Moreover, the conditions Secretary Pompeo set a year ago for the U.S. making peace with Iran in a Washington speech – the famous 12 points Tehran would have to meet before shedding its rogue-regime status – are seen by the Iranians as regime change in disguise, and indeed go well beyond anything demanded of North Korea’s Mr. Kim.

“At the end of the day, the Iranians might find a way to bite the bullet” and sit down to talks, Mr. Vatanka says. “But Pompeo’s 12 points are a non-starter,” making talks with the U.S. of Mr. Trump “much harder than when they talked with the Obama administration,” he adds. “This would not be about the optics, it would be about de-escalation.”

The question now, some analysts say, is whether the Iranians decide to wait out the Trump administration in hopes of a less hostile replacement, or if they decide to “bite the bullet.”

“The question is, will [the Iranians] just grit their teeth and try to tough this out … or do they actually come to the table sometime next year and say, ‘Hey, let’s talk about this?’” said retired Gen.

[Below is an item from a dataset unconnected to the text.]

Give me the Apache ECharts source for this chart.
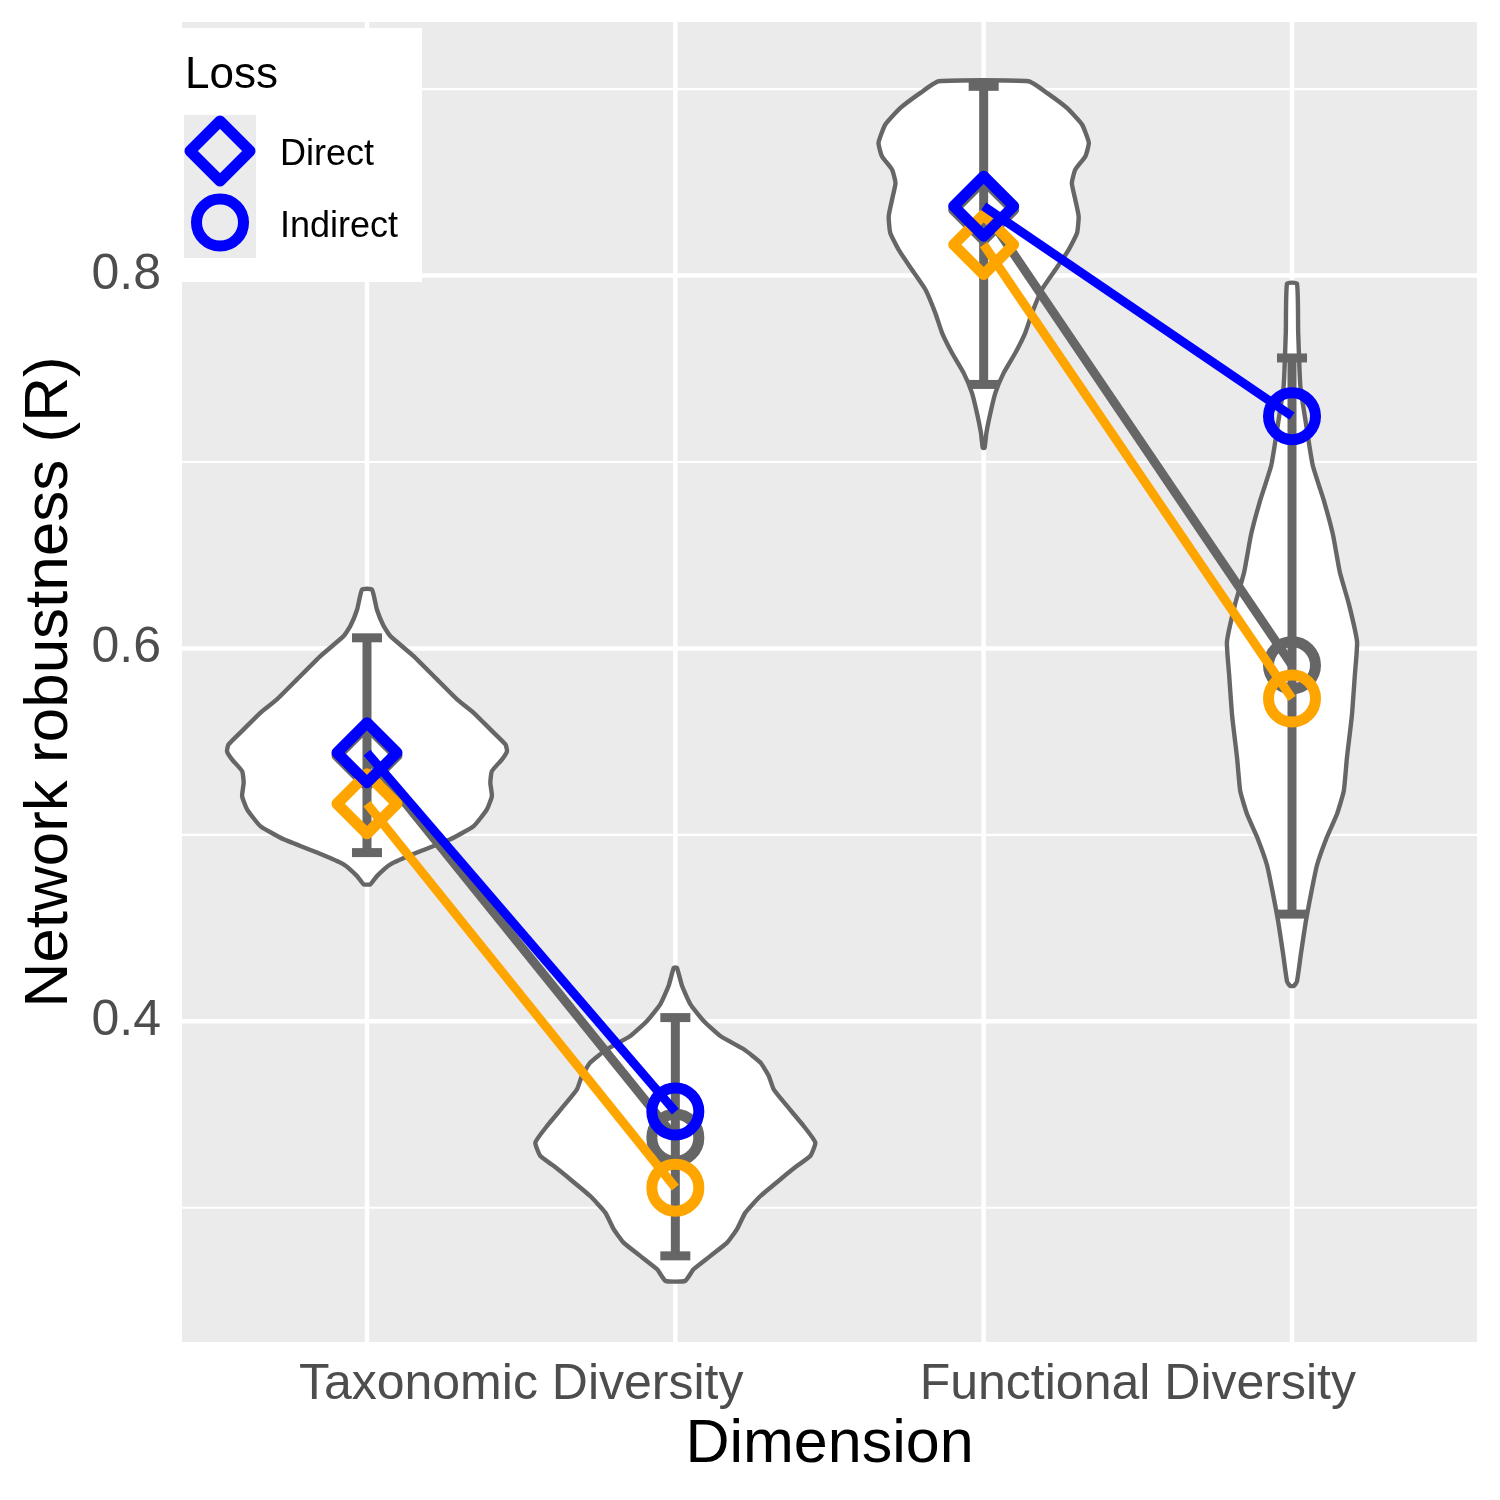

David Petraeus, former CIA chief, at a recent discussion in Washington.

Indeed, some experts believe Iran is interested in finding a way to launch a dialogue with Washington. But they note that while the president has spoken publicly and privately of sitting down with the Iranians, Trump administration officials are not believed to have sent feelers to Tehran in the midst of the all-pressure-all-the-time campaign.

At the same time, they note that the Trump White House lacks a direct channel to Tehran, of the sort the Obama administration had during secret talks with Iranian officials, with Oman and Switzerland acting as go-betweens.

Mr. Berman of the American Foreign Policy Council describes the Trump administration strategy toward Iran as “very much front-loaded,” with all of the focus on means of pressuring Tehran to modify its behavior.

Less thought has been given to the goals the administration wants from launching an engagement process with Iran – one he says would be considerably more complicated and lengthy than the one with North Korea.

What the basis of a process won’t be, Mr. Berman says, is Mr. Pompeo’s 12 points. “However you rack and stack those 12 demands, they look an awful lot like capitulation,” he says. “And I don’t think that’s conceivable on the Iranian side.”